Menjelang perayaan hari Natal 2018, para personil Relawan Lintas Komunitas (Relintas) Kota Salatiga yang saban dua minggu membagikan puluhan paket sembako untuk kaum duafa di Kabupaten Semarang dan Kabupaten Boyolali tetap merealisasikan agendanya. Seperti apa perjalanan mereka menembus pelosok pedesaan, berikut catatannya.
Relintas yang merupakan salah satu komunitas sosial di Kota Salatiga, sepertinya enggan melewatkan hari liburannya dengan mengabaikan para duafa yang sudah menjadi orang tua asuhnya.
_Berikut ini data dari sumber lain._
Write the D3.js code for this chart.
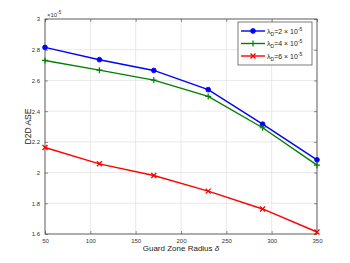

Minggu (23/12) pagi, mereka membagikan 16 paket sembako dan bingkisan Natal, baik di Kota Salatiga sendiri, Kabupaten Semarang serta Kabupaten Boyolali.
Kebetulan, dalam kesempatan ini, duafa yang memperoleh bantuan merupakan duafa katagori satu, yakni orang yang saban dua minnggu sekali diberikan donasi sembako senilai Rp 100.000. " Di luar katagori satu, terdapat duafa katagori dua yang hanya menerima bantuan paket sembako satu kali dalam sebulan," kata Bambang Setyawan, penanggungjawab Relintas.
Karena jelang Natal yang didistribusikan hanya 16 paket, maka relawan dibagi menjadi 3 tim. Tim 1 dipimpin Amini, relawan asal Boyolali, tim 2 digawangi Agong Wee dan tim 3 dikomandani Bamset sendiri. Karena cuaca mendung, otomatis medan paling berat harus ditempuh tim 1. Pasalnya, untuk menjangkau wilayah Kecamatan Klego, Kabupaten Boyolali perlu melalui perjalanan sejauh 25 kilometer.
Pk 09.00 seluruh tim sudah bergerak ke sasaran masing- masing, di sinilah mulai muncul haru biru yang muncul secara spontan di antara relawan dengan duafa yang ditemui di rumahnya. Saat tim 2 masih dalam perjalanan, tim 2 telah berada di kediaman Markamah (75) warga Dusun Gading RT 1 RW 2, Desa Tuntang, Kabupaten Semarang. Perempuan renta yang tuna netra tersebut, kesehariannya hidup bersama kakak iparnya bernama Kasmi (80).
Empati Permanen
Tim yang dipimpin Agong sendiri, selanjut bergerak ke rumah Samini (65) duafa yang tinggal di Sikunir RT 5 RW 7, Berkas Lor, Kecamatan Bergas, Kabupaten Semarang. Kendati hanya 1 paket yang perlu diantar, mereka tetap menempuh perjalanan hampir 20 kilometer. Sebab, terjadi kemacetan libur Natal, sehingga mereka memilih lewat jalur Bandungan (memutar). Â " Tak masalah, yang penting bu Samini bisa tersenyum, " ungkap Agong yang tubuhnya penuh tatto tersebut.
Sementara Agong meneruskan perjalanan, tim yang dipimpin Bamset menemui Tumini (70) warga Dusun Karang Tengah RT 3 RW I, Desa Karang Tengah, Kecamatan Tuntang, Kabupaten Semarang. Perempuan duafa yang sejak dua tahun belakangan menjadi tuna netra  dan hidup di kamar berukuran 2,5 X 4 meter itu, berulangkali mengguyur relawan dengan berbagai doa.